#### [WRITTEN INSTRUCTION]
Take the lines from the beginning of the material through the line containing "import * as" and retype them exactly, leaving the pictures out.

#### [GIVEN INFORMATION]
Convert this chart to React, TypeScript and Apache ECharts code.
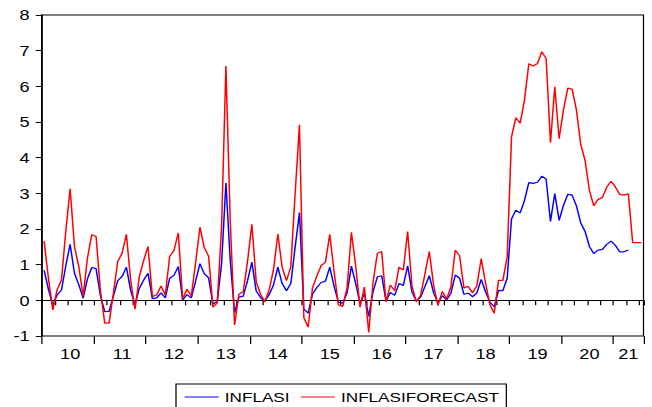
import React, { useEffect, useRef } from "react";
import * as echarts from "echarts";

// ---- data (monthly, Jan 2010 .. Jul 2021) ----
const START_YEAR = 2010;
const MONTH_COUNT = 139;
const categories: string[] = Array.from({ length: MONTH_COUNT }, (_, i) => {
  const y = START_YEAR + Math.floor(i / 12);
  const m = (i % 12) + 1;
  return `${y}-${m < 10 ? "0" + m : m}`;
});

const inflasi: (number | null)[] = [
  // 2010
  0.84, 0.30, -0.14, 0.15, 0.29, 0.97, 1.57, 0.76, 0.44, 0.06, 0.60, 0.92,
  // 2011
  0.89, 0.13, -0.32, -0.31, 0.12, 0.55, 0.67, 0.93, 0.27, -0.12, 0.34, 0.57,
  // 2012
  0.76, 0.05, 0.07, 0.21, 0.07, 0.62, 0.70, 0.95, 0.01, 0.16, 0.07, 0.54,
  // 2013
  1.03, 0.75, 0.63, -0.10, -0.03, 1.03, 3.29, 1.12, -0.35, 0.09, 0.12, 0.55,
  // 2014
  1.07, 0.26, 0.08, -0.02, 0.16, 0.43, 0.93, 0.47, 0.27, 0.47, 1.50, 2.46,
  // 2015
  -0.24, -0.36, 0.17, 0.36, 0.50, 0.54, 0.93, 0.39, -0.05, -0.08, 0.21, 0.96,
  // 2016
  0.47, -0.09, 0.19, -0.45, 0.24, 0.66, 0.69, -0.02, 0.22, 0.14, 0.47, 0.42,
  // 2017
  0.97, 0.23, -0.02, 0.09, 0.39, 0.69, 0.21, -0.07, 0.13, 0.01, 0.20, 0.71,
  // 2018
  0.62, 0.17, 0.20, 0.10, 0.21, 0.59, 0.24, -0.05, -0.18, 0.28, 0.27, 0.62,
  // 2019
  2.28, 2.53, 2.45, 2.80, 3.30, 3.28, 3.31, 3.48, 3.40, 2.21, 2.99, 2.24,
  // 2020
  2.66, 2.97, 2.95, 2.65, 2.17, 1.93, 1.51, 1.31, 1.41, 1.43, 1.57, 1.66,
  // 2021
  1.54, 1.36, 1.36, 1.41, null, null, null,
];

const inflasiForecast: number[] = [
  // 2010
  1.66, 0.60, -0.27, 0.30, 0.57, 1.94, 3.13, 1.51, 0.95, 0.11, 1.18, 1.84,
  // 2011
  1.79, 0.26, -0.64, -0.64, 0.20, 1.09, 1.32, 1.85, 0.55, -0.25, 0.67, 1.12,
  // 2012
  1.51, 0.11, 0.15, 0.40, 0.15, 1.23, 1.40, 1.89, 0.04, 0.31, 0.12, 1.06,
  // 2013
  2.05, 1.48, 1.24, -0.19, -0.07, 2.06, 6.57, 2.24, -0.69, 0.17, 0.24, 1.10,
  // 2014
  2.13, 0.52, 0.17, -0.04, 0.30, 0.86, 1.86, 0.92, 0.55, 0.94, 3.00, 4.92,
  // 2015
  -0.48, -0.75, 0.34, 0.68, 0.97, 1.07, 1.85, 0.80, -0.13, -0.17, 0.35, 1.91,
  // 2016
  0.95, -0.19, 0.37, -0.90, 0.50, 1.32, 1.37, -0.04, 0.43, 0.27, 0.93, 0.85,
  // 2017
  1.93, 0.40, -0.04, 0.14, 0.74, 1.37, 0.42, -0.15, 0.25, 0.03, 0.38, 1.41,
  // 2018
  1.25, 0.35, 0.39, 0.21, 0.41, 1.17, 0.48, -0.12, -0.36, 0.56, 0.56, 1.22,
  // 2019
  4.58, 5.12, 4.97, 5.62, 6.63, 6.57, 6.64, 6.97, 6.78, 4.42, 5.99, 4.53,
  // 2020
  5.34, 5.95, 5.92, 5.34, 4.37, 3.92, 3.08, 2.65, 2.83, 2.88, 3.17, 3.34,
  // 2021
  3.18, 2.97, 2.95, 2.99, 1.62, 1.62, 1.62,
];

const seriesNames = ["INFLASI", "INFLASIFORECAST"];
const seriesColors = ["#0000ff", "#ff0000"];
const Y_MIN = -1;
const Y_MAX = 8;
const Y_STEP = 1;

// the reference picture is stretched horizontally
const STRETCH = 1.25;
const FULL_W = 652;
const FULL_H = 407;
const BASE_W = FULL_W / STRETCH;

const FONT = "Liberation Sans, Arial, sans-serif";

export default function App() {
  const ref = useRef<HTMLDivElement>(null);

  useEffect(() => {
    if (!ref.current) return;
    const chart = echarts.init(ref.current, null, { renderer: "svg" });
    const plotLeft = 42 / STRETCH;
    const plotRight = BASE_W - 643 / STRETCH;

    const showYearLabel = (i: number) => {
      if (i >= 132) return i === 135;
      return i % 12 === 6;
    };

    chart.setOption({
      animation: false,
      backgroundColor: "#ffffff",
      grid: {
        left: plotLeft,
        right: plotRight,
        top: 15,
        bottom: FULL_H - 336,
        show: true,
        borderColor: "#000",
        borderWidth: 1,
        backgroundColor: "transparent",
      },
      legend: {
        data: seriesNames,
        left: 176 / STRETCH,
        top: 384,
        orient: "horizontal",
        padding: [6, 6, 8, 6.4],
        borderColor: "#000",
        borderWidth: 1,
        itemWidth: 34 / STRETCH,
        itemHeight: 14,
        itemGap: 8.5,
        itemStyle: { opacity: 0 },
        lineStyle: { width: 1 },
        textStyle: { fontFamily: FONT, fontSize: 13.7, color: "#000" },
      },
      xAxis: [
        {
          type: "category",
          data: categories,
          boundaryGap: true,
          position: "bottom",
          axisLine: { show: true, lineStyle: { color: "#000", width: 1 } },
          axisTick: {
            show: true,
            interval: (i: number) => i % 3 === 0,
            length: 5,
            lineStyle: { color: "#000", width: 1 },
          },
          axisLabel: {
            show: true,
            interval: (i: number) => showYearLabel(i),
            formatter: (v: string) => v.slice(2, 4),
            fontFamily: FONT,
            fontSize: 14.5,
            color: "#000",
            margin: 10,
          },
          splitLine: { show: false },
        },
        {
          type: "category",
          data: categories,
          boundaryGap: true,
          position: "bottom",
          axisLine: { show: false },
          axisTick: {
            show: true,
            interval: (i: number) => i % 12 === 0,
            length: 8,
            lineStyle: { color: "#000", width: 1 },
          },
          axisLabel: { show: false },
          splitLine: { show: false },
        },
      ],
      yAxis: {
        type: "value",
        min: Y_MIN,
        max: Y_MAX,
        interval: Y_STEP,
        axisLine: { show: true, lineStyle: { color: "#000", width: 1.3 } },
        axisTick: { show: true, length: 5, lineStyle: { color: "#000", width: 1 } },
        axisLabel: {
          fontFamily: FONT,
          fontSize: 14.5,
          color: "#000",
          margin: 10,
        },
        splitLine: { show: false },
      },
      series: [
        {
          name: seriesNames[0],
          type: "line",
          xAxisIndex: 0,
          data: inflasi,
          symbol: "none",
          connectNulls: false,
          lineStyle: { color: seriesColors[0], width: 1.2 },
          itemStyle: { color: seriesColors[0] },
        },
        {
          name: seriesNames[1],
          type: "line",
          xAxisIndex: 0,
          data: inflasiForecast,
          symbol: "none",
          lineStyle: { color: seriesColors[1], width: 1.2 },
          itemStyle: { color: seriesColors[1] },
        },
      ],
    });
    return () => chart.dispose();
  }, []);

  return (
    <div
      ref={ref}
      style={{
        position: "absolute",
        left: 0,
        top: 0,
        width: BASE_W,
        height: FULL_H,
        transform: `scaleX(${STRETCH})`,
        transformOrigin: "0 0",
        background: "#fff",
      }}
    />
  );
}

#### [RESULT OF THIS EXERCISE]
Convert this chart to React, TypeScript and Apache ECharts code.
import React, { useEffect, useRef } from "react";
import * as echarts from "echarts";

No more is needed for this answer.